_Exercise objective_
State how many lines hold the string "drawn". Give the number and nothing else.
### Raw records ###
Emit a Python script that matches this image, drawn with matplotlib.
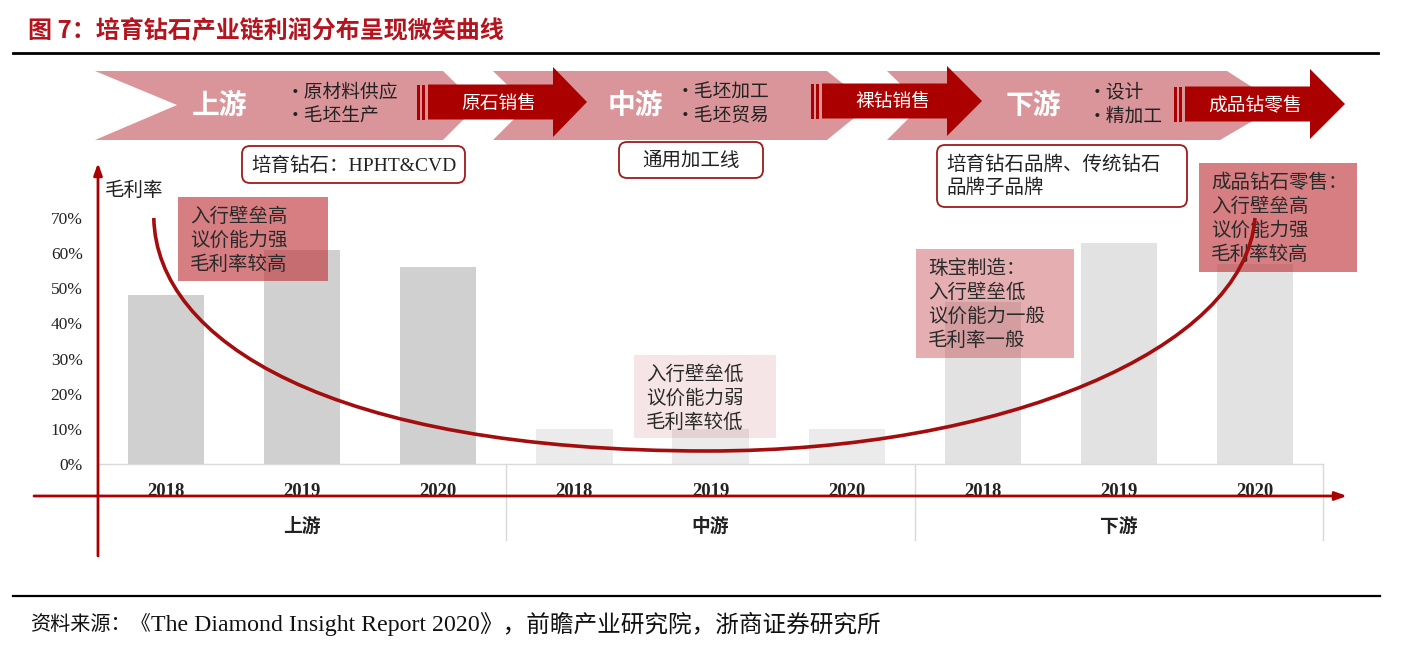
import numpy as np
import matplotlib.pyplot as plt
from matplotlib.patches import Polygon, Rectangle, FancyBboxPatch, PathPatch
from matplotlib.path import Path

''' Smile curve of lab-grown diamond industry chain margins.
    Grey bars: gross margin per stage and year, red curve: the smile. '''

plt.rcParams['font.family'] = ['Noto Sans CJK SC', 'DejaVu Sans']

# ---- data ----
stages = ['上游', '中游', '下游']
years = ['2018', '2019', '2020']
upstream = [0.48, 0.61, 0.56]
midstream = [0.10, 0.10, 0.10]
downstream = [0.46, 0.63, 0.57]
yticks = [0.0, 0.1, 0.2, 0.3, 0.4, 0.5, 0.6, 0.7]
ytick_labels = ['0%', '10%', '20%', '30%', '40%', '50%', '60%', '70%']

# smile curve: two cubic bezier pieces (slot position, gross margin)
smile_x = [0.41, 0.43, 1.70, 4.48, 6.63, 8.43, 8.50]
smile_y = [0.70, 0.35, 0.037, 0.037, 0.037, 0.324, 0.70]

chain_steps = ['上游', '中游', '下游']
chain_bullets = [['•原材料供应', '•毛坯生产'], ['•毛坯加工', '•毛坯贸易'], ['•设计', '•精加工']]
sales_steps = ['原石销售', '裸钻销售', '成品钻零售']
step_notes = ['培育钻石：HPHT&CVD', '通用加工线', '培育钻石品牌、传统钻石\n品牌子品牌']
margin_notes = ['入行壁垒高\n议价能力强\n毛利率较高',
                '入行壁垒低\n议价能力弱\n毛利率较低',
                '珠宝制造：\n入行壁垒低\n议价能力一般\n毛利率一般',
                '成品钻石零售：\n入行壁垒高\n议价能力强\n毛利率较高']
source_parts = ['资料来源：《', 'The Diamond Insight Report 2020', '》，前瞻产业研究院，浙商证券研究所']

W, H = 1407, 652
DARK = '#aa0000'
PINK = '#d9959a'
TXT = '#222222'
SERIF = ['Liberation Serif', 'Noto Sans CJK SC']


def fig_rect(x0, y0, x1, y1):
    ''' pixel box (top-left origin) -> figure fraction rect '''
    return [x0 / W, (H - y1) / H, (x1 - x0) / W, (y1 - y0) / H]


def sale_arrow(ov, x0, xh, tip, yc, label):
    body = 17.5
    head = 35
    pts = [(x0, yc - body), (xh, yc - body), (xh, yc - head), (tip, yc),
           (xh, yc + head), (xh, yc + body), (x0, yc + body)]
    ov.add_patch(Polygon(pts, closed=True, fc=DARK, ec='none', zorder=3))
    for dx in (-11, -6):
        ov.add_patch(Rectangle((x0 + dx, yc - body), 3, 2 * body, fc=DARK,
                               ec='none', zorder=3))
    ov.text((x0 + xh) / 2 + 8, yc + 1, label, color='white', fontsize=13.5,
            ha='center', va='center', zorder=4)


fig = plt.figure(figsize=(W / 100, H / 100), dpi=100)

# ---- bar chart ----
ax = fig.add_axes(fig_rect(98, 218, 1323, 464), zorder=1)
values = upstream + midstream + downstream
colors = ['#d0d0d0'] * 3 + ['#ebebeb'] * 3 + ['#e2e2e2'] * 3
pos = np.arange(len(values)) + 0.5
ax.bar(pos, values, width=0.56, color=colors)
ax.set_xlim(0, 9)
ax.set_ylim(0, 0.7)
ax.set_yticks(yticks)
ax.set_yticklabels(ytick_labels, family=SERIF, fontsize=12.5, color=TXT)
ax.set_xticks(pos)
ax.set_xticklabels(years * 3, family=SERIF, fontsize=13.5, fontweight='bold',
                   color=TXT)
ax.tick_params(axis='y', length=0, pad=11)
ax.tick_params(axis='x', length=0, pad=14)
for s in ['top', 'right', 'left']:
    ax.spines[s].set_visible(False)
ax.spines['bottom'].set_color('#d9d9d9')
ax.spines['bottom'].set_linewidth(1)
for i, st in enumerate(stages):
    ax.text(i * 3 + 1.5, -0.176, st, fontsize=13.5, fontweight='bold',
            ha='center', va='center', color=TXT)
for k in range(1, 4):
    ax.plot([3 * k, 3 * k], [0, -0.216], color='#d9d9d9', lw=1, clip_on=False)

# ---- overlay in pixel coordinates ----
ov = fig.add_axes([0, 0, 1, 1], zorder=2)
ov.set_xlim(0, W)
ov.set_ylim(H, 0)
ov.axis('off')
ov.patch.set_alpha(0)

# title and rules
ov.text(28, 30, '图 7：培育钻石产业链利润分布呈现微笑曲线', fontsize=17.3,
        fontweight='bold', color='#b4141e', va='center', ha='left')
ov.plot([13, 1378], [53, 53], color='black', lw=2)
ov.plot([13, 1380], [596, 596], color='black', lw=1.6)

# source line, laid out in three runs one after another
renderer = fig.canvas.get_renderer()
x = 30
for part, size, fam in zip(source_parts, [14.5, 17.2, 17],
                           [None, SERIF, None]):
    kw = {'family': fam} if fam else {}
    t = ov.text(x, 625, part, fontsize=size, va='center', ha='left',
                color='#111111', **kw)
    x = t.get_window_extent(renderer).x1

# chevron band
chevrons = [[(95, 71), (443, 71), (478, 105), (443, 140), (95, 140), (177, 105)],
            [(493, 71), (827, 71), (870, 105), (827, 140), (493, 140), (528, 105)],
            [(887, 71), (1227, 71), (1280, 105), (1220, 140), (887, 140), (922, 105)]]
for pts in chevrons:
    ov.add_patch(Polygon(pts, closed=True, fc=PINK, ec='none', zorder=2))

step_x = [220, 635, 1033]
bullet_x = [286, 676, 1088]
for i in range(3):
    ov.text(step_x[i], 106, chain_steps[i], color='white', fontsize=20,
            fontweight='bold', ha='center', va='center', zorder=4)
    ov.text(bullet_x[i], 92, chain_bullets[i][0], color=TXT, fontsize=13.5,
            ha='left', va='center', zorder=4)
    ov.text(bullet_x[i], 116, chain_bullets[i][1], color=TXT, fontsize=13.5,
            ha='left', va='center', zorder=4)

sale_arrow(ov, 428, 553, 587, 102, sales_steps[0])
sale_arrow(ov, 822, 947, 982, 101, sales_steps[1])
sale_arrow(ov, 1185, 1310, 1345, 104, sales_steps[2])

# rounded note boxes
note_boxes = [(242, 146, 465, 183), (619, 142, 763, 178), (937, 145, 1187, 207)]
for (x0, y0, x1, y1), note in zip(note_boxes, step_notes):
    ov.add_patch(FancyBboxPatch((x0, y0), x1 - x0, y1 - y0,
                                boxstyle='round,pad=0,rounding_size=8',
                                fc='white', ec='#a01a1a', lw=1.3, zorder=3))
    if '\n' in note:
        ov.text(x0 + 9, (y0 + y1) / 2, note, family=SERIF, fontsize=14,
                ha='left', va='center', linespacing=1.35, color=TXT, zorder=4)
    else:
        ov.text((x0 + x1) / 2, (y0 + y1) / 2 + 1, note, family=SERIF,
                fontsize=14, ha='center', va='center', color=TXT, zorder=4)

# shaded margin notes
margin_boxes = [(178, 197, 328, 281, 0.65), (634, 355, 776, 438, 0.13),
                (916, 249, 1074, 358, 0.40), (1199, 163, 1357, 272, 0.65)]
for (x0, y0, x1, y1, a), note in zip(margin_boxes, margin_notes):
    ov.add_patch(Rectangle((x0, y0), x1 - x0, y1 - y0, fc='#c0393f', alpha=a,
                           ec='none', zorder=3))
    ov.text(x0 + 12, y0 + 9, note, fontsize=14, ha='left', va='top',
            linespacing=1.18, color='#2a2a2a', zorder=4)

# axes arrows
ov.annotate('', xy=(98, 163), xytext=(98, 556),
            arrowprops=dict(arrowstyle='-|>,head_length=0.7,head_width=0.25',
                            color=DARK, lw=2, shrinkA=0, shrinkB=0), zorder=5)
ov.annotate('', xy=(1347, 496), xytext=(34, 496),
            arrowprops=dict(arrowstyle='-|>,head_length=0.7,head_width=0.25',
                            color=DARK, lw=2, shrinkA=0, shrinkB=0), zorder=5)
ov.text(105, 190, '毛利率', fontsize=14, ha='left', va='center', color=TXT)

# smile curve drawn in bar data coordinates
codes = [Path.MOVETO] + [Path.CURVE4] * 6
smile = Path(list(zip(smile_x, smile_y)), codes)
ov.add_patch(PathPatch(smile, fc='none', ec='#a30d0d', lw=2.6,
                       transform=ax.transData, clip_on=False, zorder=6))

fig.savefig('out.png', dpi=100)
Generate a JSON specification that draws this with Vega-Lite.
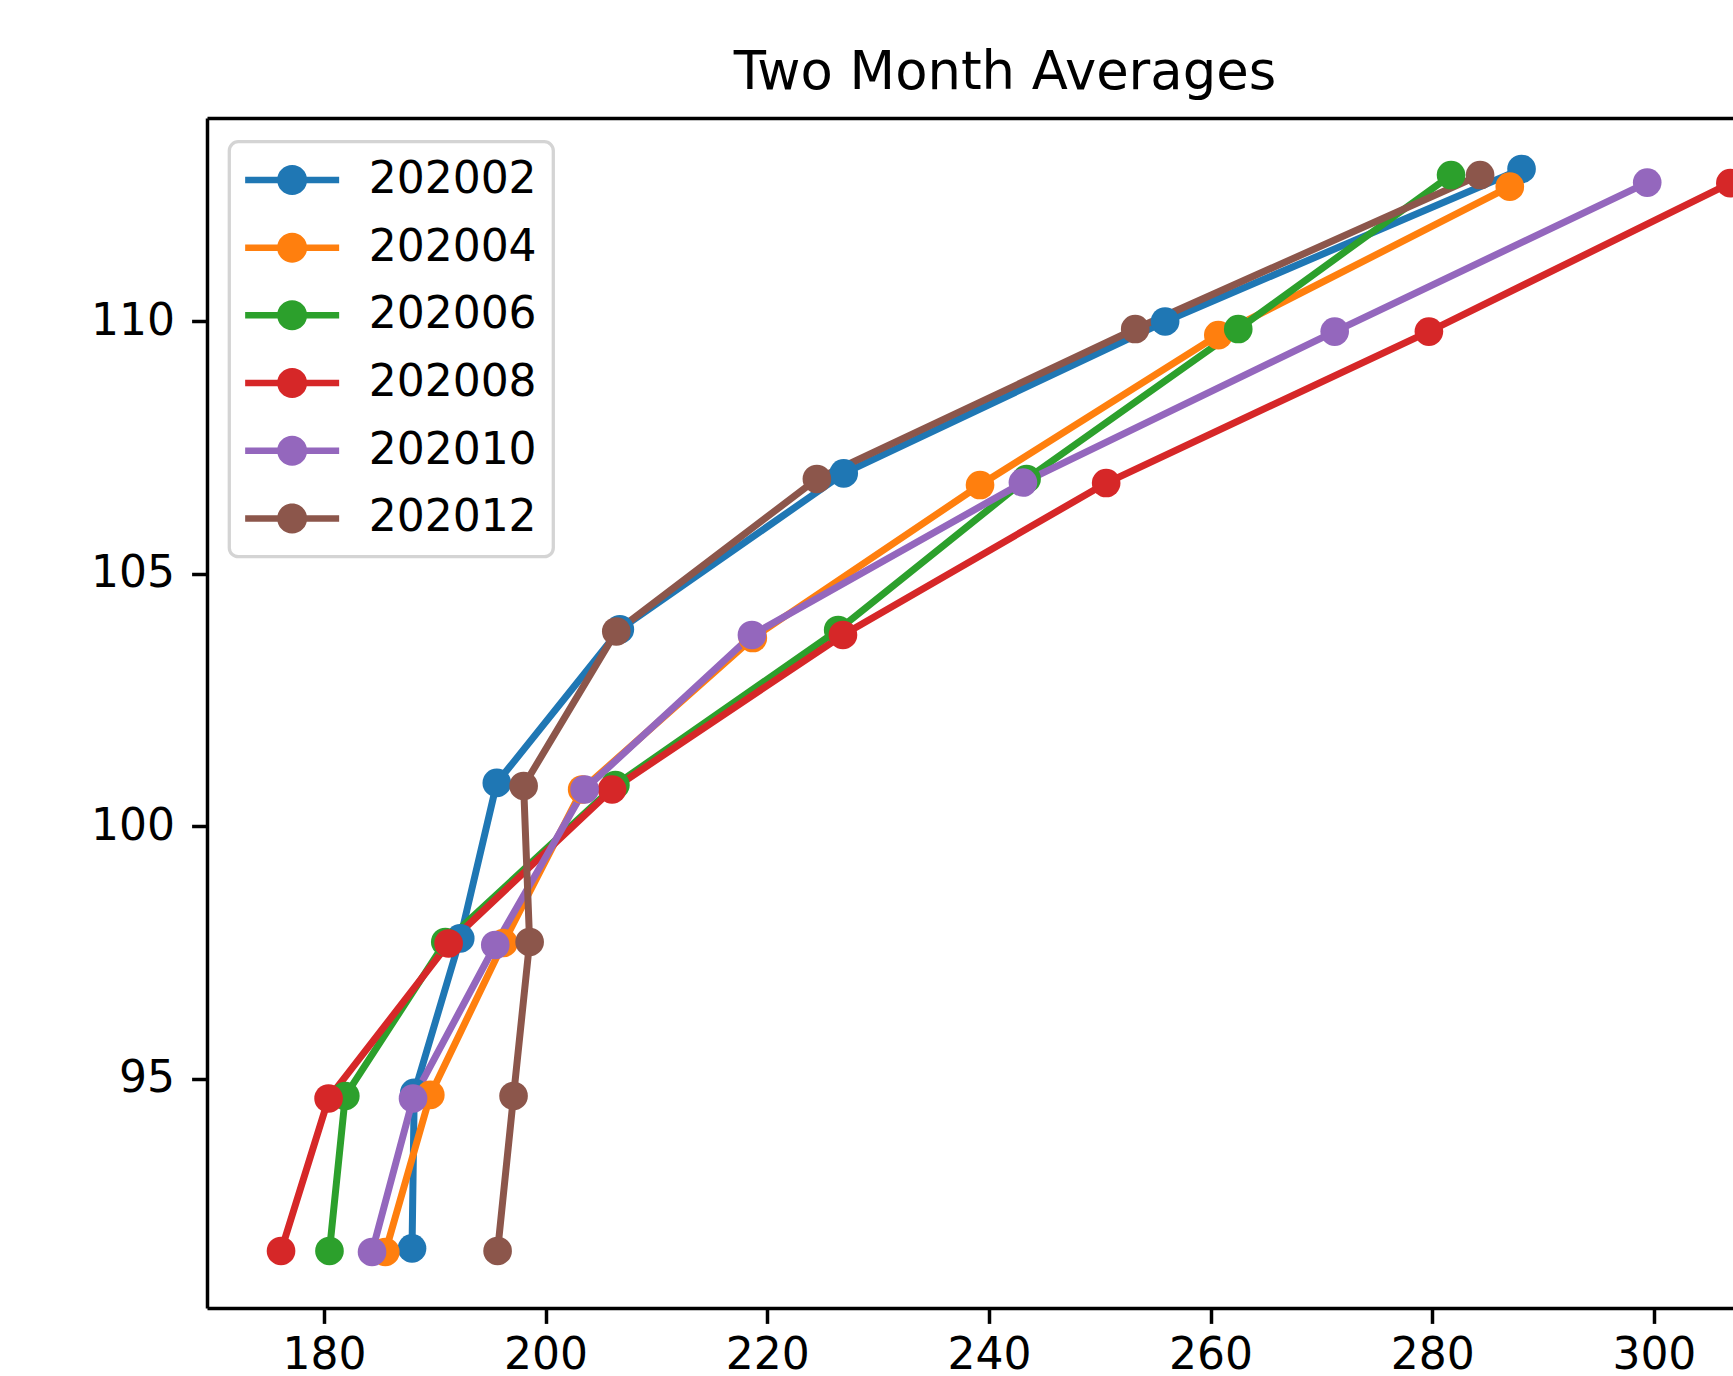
###
_Complete answer_
2